Depending on the ownership structure of your hotel and spa, you might benefit from lowering your net margin. You’re likely to have other shareholders who might not work for the business, though, which eliminates the potential advantages of operating at a slimmer margin. Net margin looks at after-tax income -- income that can become shareholder distributions. If you operate as a traditional corporation, decreasing your corporate profit by transferring money to shareholders in deductible ways, such as increased salaries, lessens the amount of double taxation.
In most cases, however, you’ll want to increase your net profit margin. More efficient return on investment makes your business more valuable. Examining the effect increases in sales for product lines on either side of your business -- hotel sales and spa sales -- have on your net margin can help you work on maximizing the profitability of each dollar a guest spends. It might turn out, for example, that the markup on room service would require an unattainable level of sales to cover the fixed cost of operating a kitchen.

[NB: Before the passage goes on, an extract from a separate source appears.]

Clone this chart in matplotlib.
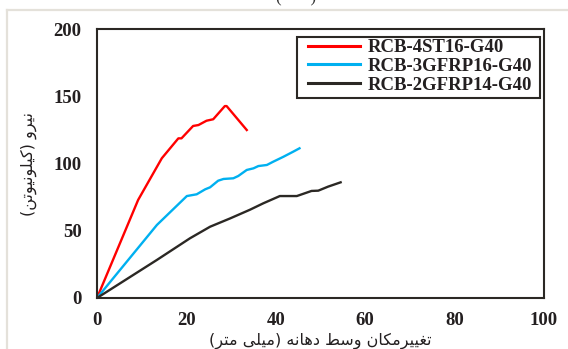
import matplotlib
matplotlib.use('Agg')
import matplotlib.pyplot as plt
from matplotlib.lines import Line2D
from matplotlib.patches import Rectangle

# load-deflection data
st16_x = [0, 9.2, 14.5, 18.2, 18.9, 21.5, 22.7, 24.5, 26.0, 28.6, 29.0, 33.5]
st16_y = [0, 72.9, 103.9, 118.7, 118.7, 127.9, 128.6, 131.8, 132.9, 142.7, 142.7, 124.9]

gfrp16_x = [0, 13.4, 20.1, 22.3, 24.2, 25.3, 27.1, 28.3, 30.5, 31.6, 33.5, 35.0, 36.1,
            38.0, 39.4, 41.7, 43.9, 45.3]
gfrp16_y = [0, 54.3, 75.8, 77.1, 80.8, 82.3, 87.2, 88.5, 89.0, 90.7, 95.2, 96.4, 98.1,
            98.9, 101.3, 105.0, 108.8, 111.3]

gfrp14_x = [0, 13.4, 20.8, 25.3, 29.8, 34.2, 37.2, 40.9, 44.7, 48.0, 49.5, 51.7, 54.5]
gfrp14_y = [0, 28.3, 44.4, 53.0, 59.2, 65.6, 70.4, 75.8, 75.8, 79.6, 79.8, 82.8, 86.0]

series_names = ['RCB-4ST16-G40', 'RCB-3GFRP16-G40', 'RCB-2GFRP14-G40']
series_colors = ['#ff0000', '#00b0f0', '#2b2824']

x_ticks = [0, 20, 40, 60, 80, 100]
y_ticks = [0, 50, 100, 150, 200]

x_label = 'تغییرمکان وسط دهانه (میلی متر)'
y_label = 'نیرو (کیلونیوتن)'


# matplotlib does no arabic shaping, so pick presentation forms by hand
# forms: isolated, final, initial, medial
FORMS = {
    'ا': ('\uFE8D', '\uFE8E', None, None),
    'د': ('\uFEA9', '\uFEAA', None, None),
    'ر': ('\uFEAD', '\uFEAE', None, None),
    'و': ('\uFEED', '\uFEEE', None, None),
    'ت': ('\uFE95', '\uFE96', '\uFE97', '\uFE98'),
    'س': ('\uFEB1', '\uFEB2', '\uFEB3', '\uFEB4'),
    'ط': ('\uFEC1', '\uFEC2', '\uFEC3', '\uFEC4'),
    'غ': ('\uFECD', '\uFECE', '\uFECF', '\uFED0'),
    'ل': ('\uFEDD', '\uFEDE', '\uFEDF', '\uFEE0'),
    'م': ('\uFEE1', '\uFEE2', '\uFEE3', '\uFEE4'),
    'ن': ('\uFEE5', '\uFEE6', '\uFEE7', '\uFEE8'),
    'ه': ('\uFEE9', '\uFEEA', '\uFEEB', '\uFEEC'),
    'ی': ('\uFBFC', '\uFBFD', '\uFBFE', '\uFBFF'),
    'ک': ('\uFB8E', '\uFB8F', '\uFB90', '\uFB91'),
}


def shape_rtl(text):
    out = []
    for i, ch in enumerate(text):
        if ch not in FORMS:
            out.append(ch)
            continue
        prev = text[i - 1] if i > 0 else ''
        nxt = text[i + 1] if i + 1 < len(text) else ''
        dual = FORMS[ch][2] is not None
        join_prev = prev in FORMS and FORMS[prev][2] is not None
        join_next = dual and nxt in FORMS
        if join_prev and join_next:
            out.append(FORMS[ch][3])
        elif join_prev:
            out.append(FORMS[ch][1])
        elif join_next:
            out.append(FORMS[ch][2])
        else:
            out.append(FORMS[ch][0])
    mirror = {'(': ')', ')': '('}
    return ''.join(mirror.get(c, c) for c in reversed(out))


fig = plt.figure(figsize=(5.68, 3.49), dpi=100)
ax = fig.add_axes([97 / 568, 51 / 349, 447 / 568, 269 / 349])

# light grey page frame and the cut caption at the top
fig.add_artist(Line2D([7 / 568, 7 / 568], [0, 1 - 10 / 349], transform=fig.transFigure,
                      color='#e4e1da', lw=1.6))
fig.add_artist(Line2D([7 / 568, 1], [1 - 10 / 349, 1 - 10 / 349], transform=fig.transFigure,
                      color='#e4e1da', lw=1.6))
fig.text(296 / 568, 1 + 2 / 349, '(       )', ha='center', va='center',
         fontsize=12, color='#333333', family='Liberation Serif')

for xs, ys, name, col in zip([st16_x, gfrp16_x, gfrp14_x], [st16_y, gfrp16_y, gfrp14_y],
                             series_names, series_colors):
    ax.plot(xs, ys, color=col, lw=1.7, label=name, solid_joinstyle='round')

ax.set_xlim(0, 100)
ax.set_ylim(0, 200)
ax.set_xticks(x_ticks)
ax.set_yticks(y_ticks)
ax.tick_params(axis='y', length=0, pad=11, labelsize=13.5, labelcolor='#231f20')
ax.tick_params(axis='x', length=0, pad=10, labelsize=13.5, labelcolor='#231f20')
for lab in ax.get_xticklabels() + ax.get_yticklabels():
    lab.set_fontfamily('Liberation Serif')
    lab.set_fontweight('bold')

for sp in ax.spines.values():
    sp.set_color('#2b2824')
    sp.set_linewidth(1.5)

ax.set_xlabel(shape_rtl(x_label), fontsize=11.5, family='DejaVu Sans', color='#231f20',
              labelpad=3)
ax.set_ylabel(shape_rtl(y_label), fontsize=11.5, family='DejaVu Sans', color='#231f20',
              labelpad=12)

# legend without its own frame, box drawn separately to get the wider side padding
leg = ax.legend(loc='upper left', bbox_to_anchor=(0.472, 0.962), frameon=False,
                borderpad=0, handlelength=2.8, handletextpad=0.4,
                labelspacing=0.08, borderaxespad=0,
                prop={'family': 'Liberation Serif', 'weight': 'bold', 'size': 13.5})
for h in leg.get_lines():
    h.set_linewidth(2.2)
for t in leg.get_texts():
    t.set_color('#231f20')
ax.add_patch(Rectangle((0.447, 0.743), 0.544, 0.227, transform=ax.transAxes,
                       fill=False, edgecolor='#2b2824', lw=1.5, zorder=5))

fig.savefig('out.png', dpi=100)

Most of your revenue comes from the wallets of people who come in. Hotel managers often focus on revenue per available room, or RevPAR, as a key financial metric. If your hotel offers a number of additional products and has success getting hotel guests into the spa, you might tolerate a drop in RevPAR from discounted and complimentary room prices to increase non-lodging revenue. Adjusting your pricing can identify the most profitable ratio of prices to occupancy for your hotel and spa.